Geneviève Rossier assure pour sa part que la CN2i ne souhaite pas « surcharger » les employés des six quotidiens. Les postes retranchés seront principalement ceux associés actuellement à la production du papier, tandis que les emplois à la rédaction seront protégés « le plus que possible », indique-t-elle en entrevue. « On ne veut pas arriver avec un modèle où les gens s’épuisent. On ne veut pas demander aux gens d’en faire plus avec moins. On veut un modèle où ils s’adaptent bien au modèle numérique. »

Un virage généralisé

La CN2i, qui a été créée à la fin de 2019 à la suite de la faillite du Groupe Capitales Médias, compte 350 employés. La création des coopératives de solidarité composées d’employés et de cadres des six journaux concernés avait alors permis d’assurer la survie de ceux-ci, par le biais d’un plan de sauvetage de 21 millions de dollars.

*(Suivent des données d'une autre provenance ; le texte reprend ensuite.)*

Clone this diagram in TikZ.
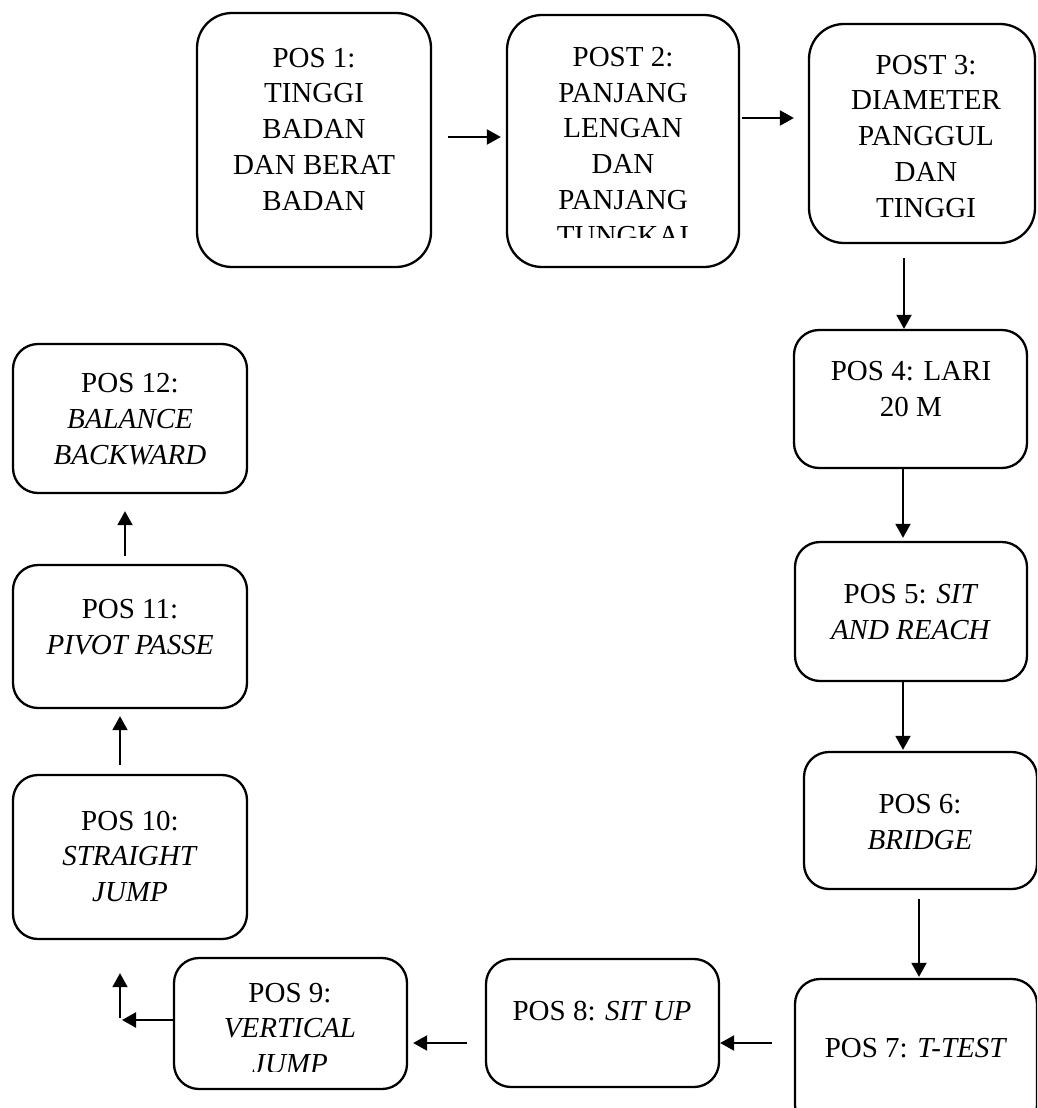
\documentclass[tikz,border=0pt]{standalone}
\usepackage{fontspec}
\setmainfont{Liberation Serif}
\usetikzlibrary{arrows.meta}
\begin{document}
\begin{tikzpicture}[x=1pt,y=-1pt,
  box/.style={draw,line width=2.3pt,rounded corners=#1,inner sep=0pt},
  box/.default=25pt,
  txt/.style={align=center,anchor=base,inner sep=0pt,font=\fontsize{29}{35.7}\selectfont},
  arr/.style={line width=2.2pt,-{Triangle[length=14pt,width=15pt]}},
  varr/.style={line width=1.8pt,-{Triangle[length=14pt,width=15pt]}},
]
\useasboundingbox (0,0) rectangle (1037,1108);
\clip (0,0) rectangle (1037,1108);

% boxes
\node[box=35pt,minimum width=234pt,minimum height=254pt] (b1) at (314,140) {};
\node[box=35pt,minimum width=232pt,minimum height=252pt] (b2) at (623,141) {};
\node[box=35pt,minimum width=226pt,minimum height=219pt] (b3) at (922,133.5) {};
\node[box,minimum width=233pt,minimum height=138pt] (b4) at (910.5,399) {};
\node[box,minimum width=232pt,minimum height=139pt] (b5) at (911,611.5) {};
\node[box,minimum width=233pt,minimum height=137pt] (b6) at (920.5,820.5) {};
\node[box,minimum width=242pt,minimum height=151pt] (b7) at (916,1054.5) {};
\node[box,minimum width=233pt,minimum height=128pt] (b8) at (602.5,1023) {};
\node[box,minimum width=233pt,minimum height=131pt] (b9) at (290.5,1023.5) {};
\node[box,minimum width=234pt,minimum height=164pt] (b10) at (130,857) {};
\node[box,minimum width=234pt,minimum height=143pt] (b11) at (130,636.5) {};
\node[box,minimum width=234pt,minimum height=149pt] (b12) at (130,418.5) {};

% texts (anchored at the baseline of their last line)
\node[txt] (t1) at (314,210) {POS 1:\\TINGGI\\BADAN\\DAN BERAT\\BADAN};
\begin{scope}
  \clip (507,0) rectangle (739,237);
  \node[txt] (t2) at (623,245) {POST 2:\\PANJANG\\LENGAN\\DAN\\PANJANG\\TUNGKAI};
\end{scope}
\node[txt] (t3) at (926,217) {POST 3:\\DIAMETER\\PANGGUL\\DAN\\TINGGI};
\node[txt] (t4) at (911,416) {POS 4: LARI\\20 M};
\node[txt] (t5) at (911,639) {POS 5: \textit{SIT}\\\textit{AND REACH}};
\node[txt] (t6) at (920,849) {POS 6:\\\textit{BRIDGE}};
\node[txt] (t7) at (916,1057) {POS 7: \textit{T-TEST}};
\node[txt] (t8) at (602,1020) {POS 8: \textit{SIT UP}};
\begin{scope}
  \clip (174,950) rectangle (407,1071);
  \node[txt] (t9) at (290,1073.4) {POS 9:\\\textit{VERTICAL}\\\textit{JUMP}};
\end{scope}
\node[txt] (t10) at (130,901.5) {POS 10:\\\textit{STRAIGHT}\\\textit{JUMP}};
\node[txt] (t11) at (130,654) {POS 11:\\\textit{PIVOT PASSE}};
\node[txt] (t12) at (130,464) {POS 12:\\\textit{BALANCE}\\\textit{BACKWARD}};

% connectors
\draw[arr] ([shift={(16,-3)}]b1.east) -- ([shift={(-5,-4)}]b2.west);
\draw[arr] ([shift={(2,-23)}]b2.east) -- ([shift={(-14,-15.5)}]b3.west);
\draw[varr] ([shift={(-18,14)}]b3.south) -- ([shift={(-6.5,0)}]b4.north);
\draw[varr] ([shift={(-7.5,0)}]b4.south) -- ([shift={(-8,-3)}]b5.north);
\draw[varr] ([shift={(-8,0)}]b5.south) -- ([shift={(-17.5,-1)}]b6.north);
\draw[varr] ([shift={(-1.5,9)}]b6.south) -- ([shift={(3,-1)}]b7.north);
\draw[arr] ([shift={(-22,-11.5)}]b7.west) -- ([shift={(0,20)}]b8.east);
\draw[arr] ([shift={(-18,20)}]b8.west) -- ([shift={(5,19.5)}]b9.east);
\coordinate (c9) at (120,1020);
\draw[arr] ([shift={(1,-3.5)}]b9.west) -- ([xshift=2]c9);
\draw[varr] ([yshift=2]c9) -- ([shift={(-10,33)}]b10.south);
\draw[varr] ([shift={(-10,-9)}]b10.north) -- ([shift={(-10,7)}]b11.south);
\draw[varr] ([shift={(-5,-8)}]b11.north) -- ([shift={(-5,17)}]b12.south);
\end{tikzpicture}
\end{document}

Cette annonce survient une semaine après celle du journal 24 heures, qui a publié jeudi dernier sa dernière édition papier. Le quotidien n’est désormais accessible qu’en format numérique, tandis que son concurrent immédiat dans le réseau de transport en commun de Montréal, le journal Métro, ne publie plus qu’une édition papier par semaine depuis juin 2022.

Au Québec, Le Journal de Montréal et Le Journal de Québec ne sont plus publiés le dimanche. Le Devoir propose quant à lui son édition papier du lundi au samedi, tandis que Montreal Gazette a cessé en octobre dernier d’imprimer son édition du lundi.

Ainsi, lorsque les six quotidiens membres de la CN2i cesseront d’imprimer leur édition du samedi, « ce sont plus de la moitié des quotidiens francophones au Québec qui ne seront plus imprimés », relève Jean-Hugues Roy. Une situation qui risque de poser un problème d’accessibilité de l’information, en particulier pour les personnes âgées, relève le professeur.
 



Une version précédente de ce texte, qui indiquait que Le Journal de Montréal et Le Journal de Québec continuent d'être publiés sept jours sur sept, a été modifiée.